Excerpted records start

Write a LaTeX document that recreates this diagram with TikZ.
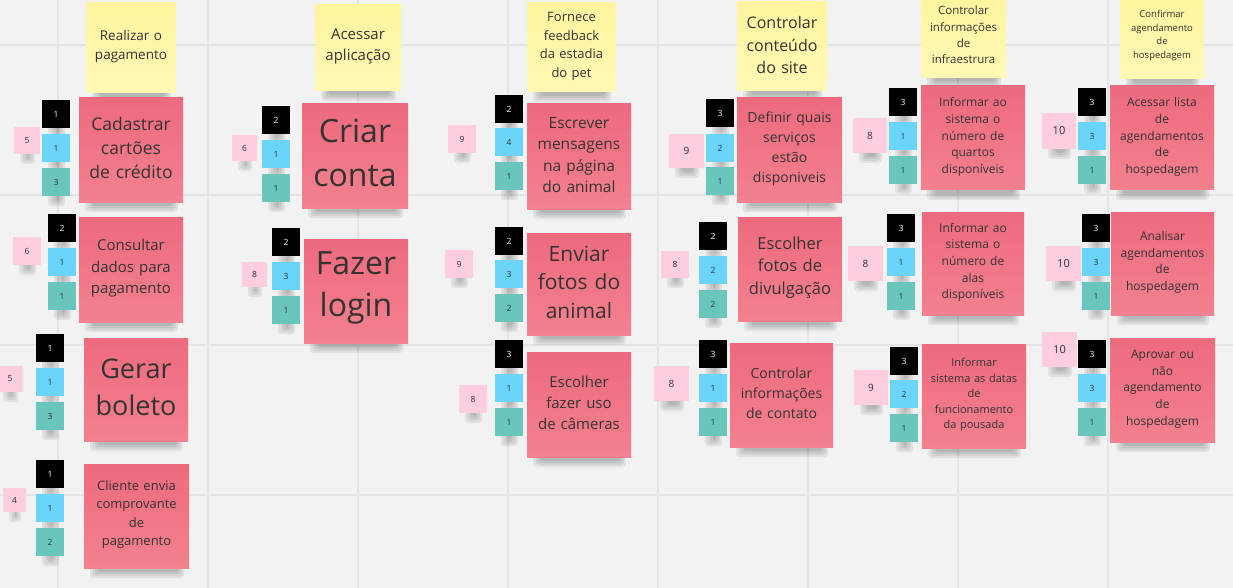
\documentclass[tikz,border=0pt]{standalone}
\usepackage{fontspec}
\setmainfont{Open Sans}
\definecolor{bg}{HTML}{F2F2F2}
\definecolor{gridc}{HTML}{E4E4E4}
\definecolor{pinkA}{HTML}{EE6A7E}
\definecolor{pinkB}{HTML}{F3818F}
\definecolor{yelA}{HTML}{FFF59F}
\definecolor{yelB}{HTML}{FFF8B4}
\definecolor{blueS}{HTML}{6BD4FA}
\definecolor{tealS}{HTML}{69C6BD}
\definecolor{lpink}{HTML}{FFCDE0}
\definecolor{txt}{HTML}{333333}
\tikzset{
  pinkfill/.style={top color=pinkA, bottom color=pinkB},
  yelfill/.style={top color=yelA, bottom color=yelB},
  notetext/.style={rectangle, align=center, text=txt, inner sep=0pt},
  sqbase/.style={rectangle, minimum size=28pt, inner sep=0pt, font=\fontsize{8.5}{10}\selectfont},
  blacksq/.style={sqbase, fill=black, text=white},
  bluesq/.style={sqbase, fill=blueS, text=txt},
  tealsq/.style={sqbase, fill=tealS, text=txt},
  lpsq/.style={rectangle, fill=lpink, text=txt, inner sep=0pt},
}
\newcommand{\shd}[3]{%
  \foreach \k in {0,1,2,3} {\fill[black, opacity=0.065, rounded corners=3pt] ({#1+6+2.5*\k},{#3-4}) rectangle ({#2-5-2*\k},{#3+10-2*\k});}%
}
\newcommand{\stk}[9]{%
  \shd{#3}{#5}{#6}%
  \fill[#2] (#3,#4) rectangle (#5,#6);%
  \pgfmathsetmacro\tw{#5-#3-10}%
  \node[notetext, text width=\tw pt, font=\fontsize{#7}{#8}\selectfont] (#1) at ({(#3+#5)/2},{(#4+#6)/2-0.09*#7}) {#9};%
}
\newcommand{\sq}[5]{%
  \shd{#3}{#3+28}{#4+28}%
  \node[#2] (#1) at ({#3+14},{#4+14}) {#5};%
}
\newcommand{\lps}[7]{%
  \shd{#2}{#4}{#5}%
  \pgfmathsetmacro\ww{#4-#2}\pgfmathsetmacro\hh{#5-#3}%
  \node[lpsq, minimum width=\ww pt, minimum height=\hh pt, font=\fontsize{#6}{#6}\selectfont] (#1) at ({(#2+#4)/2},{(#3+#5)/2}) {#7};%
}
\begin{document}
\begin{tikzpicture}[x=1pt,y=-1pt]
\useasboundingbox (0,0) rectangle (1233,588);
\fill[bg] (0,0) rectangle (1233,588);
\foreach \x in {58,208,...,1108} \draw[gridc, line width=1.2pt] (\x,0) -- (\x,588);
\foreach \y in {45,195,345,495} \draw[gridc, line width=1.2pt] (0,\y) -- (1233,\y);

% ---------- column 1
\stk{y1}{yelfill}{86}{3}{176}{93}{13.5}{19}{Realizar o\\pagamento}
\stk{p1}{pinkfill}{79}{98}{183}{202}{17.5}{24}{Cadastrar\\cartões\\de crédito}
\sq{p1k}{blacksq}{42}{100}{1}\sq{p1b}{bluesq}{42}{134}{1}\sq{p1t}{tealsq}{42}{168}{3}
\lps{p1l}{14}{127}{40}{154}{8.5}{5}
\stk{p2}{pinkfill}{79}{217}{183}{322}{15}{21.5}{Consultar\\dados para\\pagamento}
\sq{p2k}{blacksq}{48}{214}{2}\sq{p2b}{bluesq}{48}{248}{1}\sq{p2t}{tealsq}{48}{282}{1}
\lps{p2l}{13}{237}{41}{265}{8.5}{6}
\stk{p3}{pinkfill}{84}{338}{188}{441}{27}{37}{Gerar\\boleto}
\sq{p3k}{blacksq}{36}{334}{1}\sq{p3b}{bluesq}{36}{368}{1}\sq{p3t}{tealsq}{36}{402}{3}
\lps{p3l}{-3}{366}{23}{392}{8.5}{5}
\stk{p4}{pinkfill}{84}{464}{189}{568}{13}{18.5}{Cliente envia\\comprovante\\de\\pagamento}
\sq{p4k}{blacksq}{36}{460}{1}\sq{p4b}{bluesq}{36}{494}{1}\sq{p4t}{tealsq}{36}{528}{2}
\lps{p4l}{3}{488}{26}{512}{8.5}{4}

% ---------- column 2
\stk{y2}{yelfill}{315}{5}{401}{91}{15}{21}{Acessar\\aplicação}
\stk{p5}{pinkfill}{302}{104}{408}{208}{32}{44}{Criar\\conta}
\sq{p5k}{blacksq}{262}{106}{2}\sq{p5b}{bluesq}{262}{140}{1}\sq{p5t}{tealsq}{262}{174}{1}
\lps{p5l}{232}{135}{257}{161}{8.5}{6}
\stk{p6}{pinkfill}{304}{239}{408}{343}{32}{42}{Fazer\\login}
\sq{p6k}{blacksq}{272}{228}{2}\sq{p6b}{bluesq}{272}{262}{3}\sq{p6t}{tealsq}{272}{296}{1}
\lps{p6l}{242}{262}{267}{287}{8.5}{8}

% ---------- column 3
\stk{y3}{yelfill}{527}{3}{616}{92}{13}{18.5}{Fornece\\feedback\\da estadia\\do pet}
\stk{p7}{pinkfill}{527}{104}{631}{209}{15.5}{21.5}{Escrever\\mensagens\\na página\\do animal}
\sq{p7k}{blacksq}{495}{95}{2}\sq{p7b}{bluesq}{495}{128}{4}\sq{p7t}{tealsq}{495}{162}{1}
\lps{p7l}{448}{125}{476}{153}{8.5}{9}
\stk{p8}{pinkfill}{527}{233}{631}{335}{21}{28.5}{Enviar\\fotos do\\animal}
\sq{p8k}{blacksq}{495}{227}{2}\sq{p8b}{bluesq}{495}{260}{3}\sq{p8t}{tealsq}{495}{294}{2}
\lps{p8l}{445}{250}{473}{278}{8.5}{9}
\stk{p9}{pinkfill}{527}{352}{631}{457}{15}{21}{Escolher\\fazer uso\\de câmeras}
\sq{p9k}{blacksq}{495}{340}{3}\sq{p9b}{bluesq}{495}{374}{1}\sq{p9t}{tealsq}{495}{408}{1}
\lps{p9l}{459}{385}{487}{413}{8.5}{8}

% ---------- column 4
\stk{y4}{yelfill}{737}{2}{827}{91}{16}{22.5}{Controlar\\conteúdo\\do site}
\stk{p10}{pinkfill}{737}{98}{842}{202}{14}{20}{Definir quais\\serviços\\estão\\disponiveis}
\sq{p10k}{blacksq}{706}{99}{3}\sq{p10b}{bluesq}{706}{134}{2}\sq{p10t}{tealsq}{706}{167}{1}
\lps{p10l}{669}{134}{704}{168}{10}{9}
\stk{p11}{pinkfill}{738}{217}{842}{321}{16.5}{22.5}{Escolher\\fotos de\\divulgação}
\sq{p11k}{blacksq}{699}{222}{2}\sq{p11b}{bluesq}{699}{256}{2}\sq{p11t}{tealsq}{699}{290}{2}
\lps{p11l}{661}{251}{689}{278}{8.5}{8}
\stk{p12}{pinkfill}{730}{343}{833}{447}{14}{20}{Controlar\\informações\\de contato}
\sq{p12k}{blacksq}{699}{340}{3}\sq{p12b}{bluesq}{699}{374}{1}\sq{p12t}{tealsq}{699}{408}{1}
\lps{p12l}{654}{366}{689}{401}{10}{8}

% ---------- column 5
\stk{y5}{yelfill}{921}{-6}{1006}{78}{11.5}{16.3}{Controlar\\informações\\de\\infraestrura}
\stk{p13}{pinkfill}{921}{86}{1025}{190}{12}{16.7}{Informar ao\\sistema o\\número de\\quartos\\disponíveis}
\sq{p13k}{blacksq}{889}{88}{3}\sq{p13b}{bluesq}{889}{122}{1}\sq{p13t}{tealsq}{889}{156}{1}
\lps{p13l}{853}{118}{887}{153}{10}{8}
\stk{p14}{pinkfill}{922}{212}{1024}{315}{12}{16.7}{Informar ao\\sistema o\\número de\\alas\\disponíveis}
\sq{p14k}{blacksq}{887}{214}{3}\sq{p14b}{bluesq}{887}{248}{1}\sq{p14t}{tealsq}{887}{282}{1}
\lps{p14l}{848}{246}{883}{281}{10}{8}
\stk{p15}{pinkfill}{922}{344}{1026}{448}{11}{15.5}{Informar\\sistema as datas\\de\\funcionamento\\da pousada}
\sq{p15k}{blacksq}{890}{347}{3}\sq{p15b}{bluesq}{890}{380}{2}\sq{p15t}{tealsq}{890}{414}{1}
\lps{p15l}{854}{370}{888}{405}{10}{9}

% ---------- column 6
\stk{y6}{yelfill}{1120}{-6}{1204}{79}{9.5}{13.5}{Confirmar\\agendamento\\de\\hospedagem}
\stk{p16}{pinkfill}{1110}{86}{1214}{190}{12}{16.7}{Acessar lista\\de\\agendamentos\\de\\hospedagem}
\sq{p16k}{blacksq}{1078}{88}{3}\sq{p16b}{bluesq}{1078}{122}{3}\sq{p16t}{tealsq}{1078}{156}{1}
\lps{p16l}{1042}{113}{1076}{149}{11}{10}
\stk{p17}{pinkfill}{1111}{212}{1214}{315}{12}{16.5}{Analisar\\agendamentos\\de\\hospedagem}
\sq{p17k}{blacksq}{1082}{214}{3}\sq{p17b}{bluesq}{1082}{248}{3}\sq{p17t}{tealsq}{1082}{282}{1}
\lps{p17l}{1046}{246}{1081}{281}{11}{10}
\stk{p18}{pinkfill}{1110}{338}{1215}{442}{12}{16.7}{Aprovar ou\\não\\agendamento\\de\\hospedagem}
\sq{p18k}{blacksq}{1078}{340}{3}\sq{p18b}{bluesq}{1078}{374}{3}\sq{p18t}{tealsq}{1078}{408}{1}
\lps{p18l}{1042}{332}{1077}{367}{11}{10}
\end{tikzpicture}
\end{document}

Excerpted records end
Excerpted records start

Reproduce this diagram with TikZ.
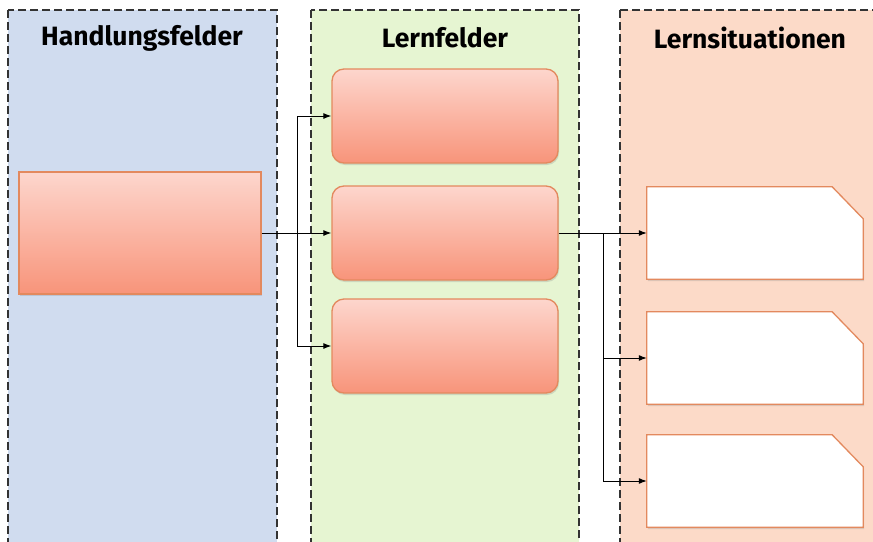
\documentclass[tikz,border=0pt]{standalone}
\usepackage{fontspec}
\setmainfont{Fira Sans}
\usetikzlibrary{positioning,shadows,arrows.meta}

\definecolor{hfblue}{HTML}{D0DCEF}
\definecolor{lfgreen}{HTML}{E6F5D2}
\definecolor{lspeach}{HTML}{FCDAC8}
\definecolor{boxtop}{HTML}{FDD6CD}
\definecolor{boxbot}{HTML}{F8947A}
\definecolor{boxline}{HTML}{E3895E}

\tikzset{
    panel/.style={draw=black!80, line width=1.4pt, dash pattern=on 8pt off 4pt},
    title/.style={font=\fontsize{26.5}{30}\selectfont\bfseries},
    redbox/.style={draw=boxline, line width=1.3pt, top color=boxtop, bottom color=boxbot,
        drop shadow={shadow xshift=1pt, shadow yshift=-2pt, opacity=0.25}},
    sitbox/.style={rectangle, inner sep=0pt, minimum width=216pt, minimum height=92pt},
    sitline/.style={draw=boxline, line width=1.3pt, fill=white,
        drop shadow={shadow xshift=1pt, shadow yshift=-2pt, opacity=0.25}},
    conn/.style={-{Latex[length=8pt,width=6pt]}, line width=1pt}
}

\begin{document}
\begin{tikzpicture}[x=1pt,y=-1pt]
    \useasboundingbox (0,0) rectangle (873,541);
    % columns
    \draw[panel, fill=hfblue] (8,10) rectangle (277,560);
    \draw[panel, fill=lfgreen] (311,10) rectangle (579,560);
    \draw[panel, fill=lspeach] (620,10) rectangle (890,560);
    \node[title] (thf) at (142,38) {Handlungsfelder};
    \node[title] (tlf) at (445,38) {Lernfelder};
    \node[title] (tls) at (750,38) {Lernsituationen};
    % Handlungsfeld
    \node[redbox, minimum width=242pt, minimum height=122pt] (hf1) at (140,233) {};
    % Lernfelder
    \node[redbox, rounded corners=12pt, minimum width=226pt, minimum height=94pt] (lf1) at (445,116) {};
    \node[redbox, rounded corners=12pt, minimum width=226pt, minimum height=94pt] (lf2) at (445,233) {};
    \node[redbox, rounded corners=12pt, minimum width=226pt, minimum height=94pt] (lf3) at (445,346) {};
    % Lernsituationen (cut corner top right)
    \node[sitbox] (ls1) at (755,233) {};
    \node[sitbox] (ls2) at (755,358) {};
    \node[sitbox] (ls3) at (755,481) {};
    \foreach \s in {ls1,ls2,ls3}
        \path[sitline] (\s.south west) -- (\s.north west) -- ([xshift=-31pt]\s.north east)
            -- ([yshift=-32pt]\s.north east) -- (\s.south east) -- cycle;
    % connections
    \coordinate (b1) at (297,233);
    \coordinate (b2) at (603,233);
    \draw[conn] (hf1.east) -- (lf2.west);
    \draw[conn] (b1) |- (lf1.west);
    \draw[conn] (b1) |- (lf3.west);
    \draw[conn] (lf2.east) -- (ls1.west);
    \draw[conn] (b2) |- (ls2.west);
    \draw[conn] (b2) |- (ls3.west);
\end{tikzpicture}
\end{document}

Excerpted records end

# Work to complete
Answer with one number only: how many lines above contain the word "this".

# Written response
2